### SHORT EXERCISE
Only the lines from the start of the data through the line containing "from matplotlib.ticker import" should be written out, exactly as they are, with both ends included and the pictures left out.

*-*-*

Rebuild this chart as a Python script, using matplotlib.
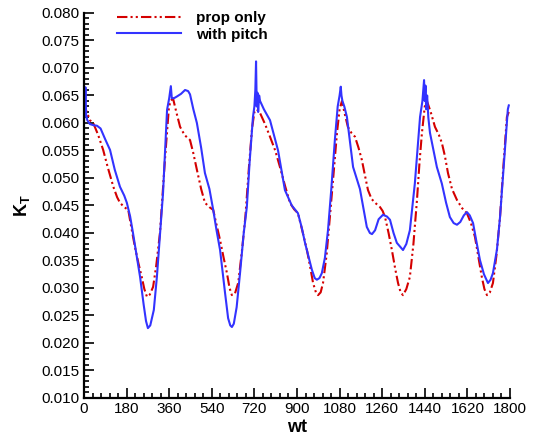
import matplotlib
matplotlib.use("Agg")
import matplotlib.pyplot as plt
from matplotlib.ticker import MultipleLocator, FormatStrFormatter

# with pitch (blue, solid)
pitch_x = [0, 3, 6, 9, 14, 25, 40, 55, 70, 90, 110, 130, 152, 170, 181, 195,
           207, 222, 237, 252, 262, 270, 280, 295, 308, 320, 334, 345, 351, 360,
           367, 371, 380, 392, 410, 427, 440, 448, 462, 477, 495, 511, 530, 546,
           560, 575, 596, 609, 618, 625, 633, 645, 660, 675, 688, 700, 714, 720,
           724, 727, 730, 733, 736, 740, 744, 760, 786, 820, 849, 878, 904, 920,
           934, 950, 963, 975, 984, 995, 1005, 1018, 1031, 1045, 1060, 1072, 1080,
           1085, 1088, 1092, 1100, 1111, 1137, 1166, 1195, 1208, 1217, 1230, 1245,
           1263, 1280, 1293, 1308, 1322, 1348, 1362, 1377, 1398, 1420, 1430, 1437,
           1440, 1443, 1446, 1450, 1455, 1462, 1491, 1512, 1530, 1546, 1562, 1576,
           1590, 1605, 1618, 1630, 1644, 1658, 1673, 1690, 1707, 1718, 1728, 1745,
           1758, 1775, 1791, 1795]
pitch_kt = [0.0605, 0.0620, 0.0665, 0.0615, 0.0605, 0.0598, 0.0596, 0.0595, 0.0590,
            0.0570, 0.0551, 0.0515, 0.0484, 0.0468, 0.0455, 0.0430, 0.0400, 0.0360,
            0.0320, 0.0270, 0.0240, 0.0227, 0.0232, 0.0260, 0.0320, 0.0390, 0.0473,
            0.0570, 0.0624, 0.0645, 0.0667, 0.0645, 0.0645, 0.0648, 0.0653, 0.0660,
            0.0658, 0.0652, 0.0625, 0.0600, 0.0555, 0.0509, 0.0480, 0.0442, 0.0405,
            0.0369, 0.0291, 0.0245, 0.0232, 0.0229, 0.0235, 0.0265, 0.0330, 0.0400,
            0.0447, 0.0530, 0.0611, 0.0630, 0.0660, 0.0712, 0.0630, 0.0655, 0.0620,
            0.0650, 0.0640, 0.0625, 0.0605, 0.0550, 0.0478, 0.0450, 0.0436, 0.0410,
            0.0382, 0.0355, 0.0333, 0.0318, 0.0315, 0.0318, 0.0327, 0.0355, 0.0405,
            0.0480, 0.0569, 0.0630, 0.0650, 0.0666, 0.0650, 0.0640, 0.0630, 0.0611,
            0.0520, 0.0480, 0.0411, 0.0400, 0.0398, 0.0405, 0.0425, 0.0433, 0.0430,
            0.0424, 0.0400, 0.0382, 0.0369, 0.0380, 0.0405, 0.0490, 0.0611, 0.0640,
            0.0678, 0.0640, 0.0668, 0.0625, 0.0650, 0.0610, 0.0582, 0.0520, 0.0490,
            0.0455, 0.0429, 0.0418, 0.0415, 0.0420, 0.0432, 0.0438, 0.0432, 0.0418,
            0.0385, 0.0351, 0.0325, 0.0309, 0.0315, 0.0327, 0.0370, 0.0429, 0.0530,
            0.0625, 0.0632]

# prop only (red, dash-dot-dot)
prop_x = [0, 6, 12, 25, 39, 60, 81, 100, 124, 140, 152, 170, 187, 200, 215, 230,
          244, 255, 266, 278, 292, 305, 321, 332, 342, 352, 359, 366, 376, 390, 406,
          425, 448, 462, 477, 495, 511, 530, 546, 560, 575, 590, 604, 615, 625, 638,
          652, 668, 682, 697, 710, 720, 730, 744, 765, 786, 808, 828, 850, 870, 888,
          904, 922, 942, 955, 968, 980, 989, 1000, 1010, 1025, 1039, 1055, 1069,
          1080, 1090, 1100, 1115, 1130, 1145, 1160, 1174, 1187, 1200, 1215, 1230,
          1251, 1262, 1272, 1287, 1301, 1315, 1327, 1338, 1348, 1362, 1377, 1392,
          1407, 1418, 1428, 1440, 1449, 1465, 1483, 1500, 1512, 1525, 1538, 1555,
          1576, 1598, 1618, 1635, 1652, 1667, 1681, 1692, 1703, 1715, 1728, 1743,
          1758, 1772, 1787, 1795]
prop_kt = [0.0612, 0.0625, 0.0620, 0.0605, 0.0600, 0.0578, 0.0551, 0.0520, 0.0484,
           0.0465, 0.0455, 0.0447, 0.0442, 0.0410, 0.0375, 0.0345, 0.0320, 0.0298,
           0.0284, 0.0288, 0.0302, 0.0340, 0.0400, 0.0470, 0.0533, 0.0590, 0.0629,
           0.0640, 0.0645, 0.0620, 0.0593, 0.0578, 0.0569, 0.0545, 0.0515, 0.0480,
           0.0455, 0.0447, 0.0442, 0.0415, 0.0387, 0.0355, 0.0327, 0.0300, 0.0287,
           0.0290, 0.0310, 0.0370, 0.0430, 0.0520, 0.0590, 0.0620, 0.0625, 0.0618,
           0.0598, 0.0575, 0.0550, 0.0520, 0.0485, 0.0455, 0.0443, 0.0436, 0.0405,
           0.0369, 0.0340, 0.0309, 0.0292, 0.0287, 0.0292, 0.0309, 0.0360, 0.0429,
           0.0510, 0.0582, 0.0625, 0.0640, 0.0620, 0.0593, 0.0582, 0.0575, 0.0555,
           0.0533, 0.0505, 0.0478, 0.0462, 0.0455, 0.0447, 0.0440, 0.0429, 0.0400,
           0.0369, 0.0335, 0.0309, 0.0292, 0.0287, 0.0298, 0.0320, 0.0380, 0.0460,
           0.0530, 0.0582, 0.0630, 0.0640, 0.0620, 0.0593, 0.0578, 0.0564, 0.0540,
           0.0509, 0.0480, 0.0460, 0.0445, 0.0436, 0.0418, 0.0393, 0.0355, 0.0320,
           0.0298, 0.0287, 0.0292, 0.0309, 0.0360, 0.0429, 0.0520, 0.0611, 0.0620]

plt.rcParams["font.family"] = ["Liberation Sans", "DejaVu Sans"]
plt.rcParams["mathtext.fontset"] = "custom"
plt.rcParams["mathtext.rm"] = "Liberation Sans:bold"

fig = plt.figure(figsize=(5.33, 4.36), dpi=100)
ax = fig.add_axes([0.1576, 0.0872, 0.7992, 0.8830])

ax.plot(prop_x, prop_kt, color="#d40000", lw=1.5,
        linestyle=(0, (5, 1.5, 1, 1.5, 1, 1.5)), label="prop only")
ax.plot(pitch_x, pitch_kt, color="#3333ff", lw=1.5, label="with pitch")

ax.set_xlim(0, 1800)
ax.set_ylim(0.010, 0.080)
ax.xaxis.set_major_locator(MultipleLocator(180))
ax.xaxis.set_minor_locator(MultipleLocator(36))
ax.yaxis.set_major_locator(MultipleLocator(0.005))
ax.yaxis.set_minor_locator(MultipleLocator(0.001))
ax.yaxis.set_major_formatter(FormatStrFormatter("%.3f"))

for side in ["top", "right"]:
    ax.spines[side].set_visible(False)
for side in ["left", "bottom"]:
    ax.spines[side].set_linewidth(1.6)

ax.tick_params(which="both", direction="in", labelsize=11, width=1.2, pad=3)
ax.tick_params(which="major", length=7)
ax.tick_params(which="minor", length=3.5)

ax.set_xlabel("wt", fontsize=13, fontweight="bold", labelpad=2)
ax.set_ylabel(r"K$_{\rm T}$", fontsize=13, fontweight="bold", labelpad=7)

ax.legend(loc="upper left", bbox_to_anchor=(0.045, 1.04), frameon=False,
          handlelength=4.2, labelspacing=0.15, handletextpad=1.0,
          prop={"weight": "bold", "size": 11})

fig.savefig("out.png", dpi=100)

*-*-*

### EXPECTED OUTPUT
Rebuild this chart as a Python script, using matplotlib.
import matplotlib
matplotlib.use("Agg")
import matplotlib.pyplot as plt
from matplotlib.ticker import MultipleLocator, FormatStrFormatter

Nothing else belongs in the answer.